コリンエステラーゼ(ChE)

基準値

  • 男性:322~762 IU/L
  • 女性:248~663 IU/L

異常値の読み方

  • 高値(上限以上)
    • しばしば認める病気
      • 脂肪肝(高頻度)
      • 糖尿病
      • ネフローゼ症候群
      • 甲状腺機能亢進症
    • 時に認める病気
      • 肥満
      • 本態性家族性高ChE血症
      • 肝細胞癌に伴う高ChE血症
  • 低値(下限以下)
    • しばしば認める病気
      • 肝硬変
      • 肝細胞癌
      • 劇症肝炎
      • 慢性肝炎の急性増悪
      • 低栄養
      • 敗血症などの急性重症感染症
      • 各種の悪性腫瘍
    • 時に認める病気
      • 有機リン中毒
      • 各種の慢性消耗性病気(膠原病、粘液水腫、下垂体・副腎不全、熱傷、天疱瘡、うっ血性心不全、潰瘍性大腸炎など)

異常値の原因

  • ChE高値
    • 原因:肝細胞での産生亢進による。
    • 高値を示す病態:脂肪肝、糖尿病、ネフローゼ症候群、甲状腺機能亢進症など。
    • まれな病態:肝細胞癌での高値は癌での産生亢進(腫瘍随伴症候群)と考えられます。
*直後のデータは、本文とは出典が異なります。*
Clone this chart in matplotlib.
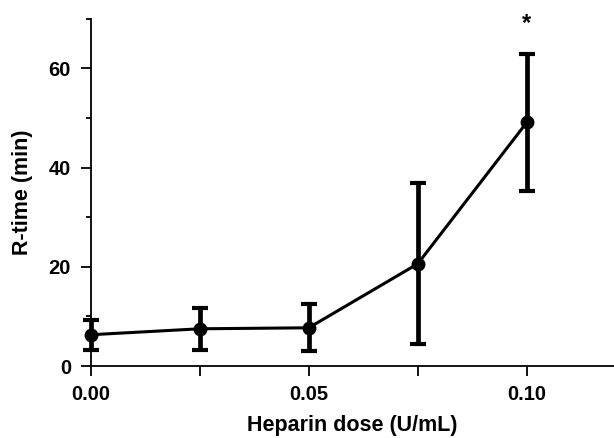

通常、肝癌は肝硬変を伴うため低値を示します。
  • ChE低値
    • 原因:肝硬変を代表とする肝臓疾患と低栄養状態。
    • 低値を示す病態:急性重症感染症、悪性腫瘍、慢性消耗性病気(低栄養状態を引き起こす)。
    • その他の原因:白血病治療薬のL-アスパラギナーゼによる肝障害、有機リン中毒(ChE酵素活性の阻害)、副交感神経刺激薬(ウブレチドの内服)によるもの。

注意点

  • 性ホルモンの影響:女性は妊娠、月経時に低下します。
  • 性差:成人では女性のほうが低値です。
  • 年齢差:新生児は成人の2/3、乳幼児は成人の130%までの値を示します。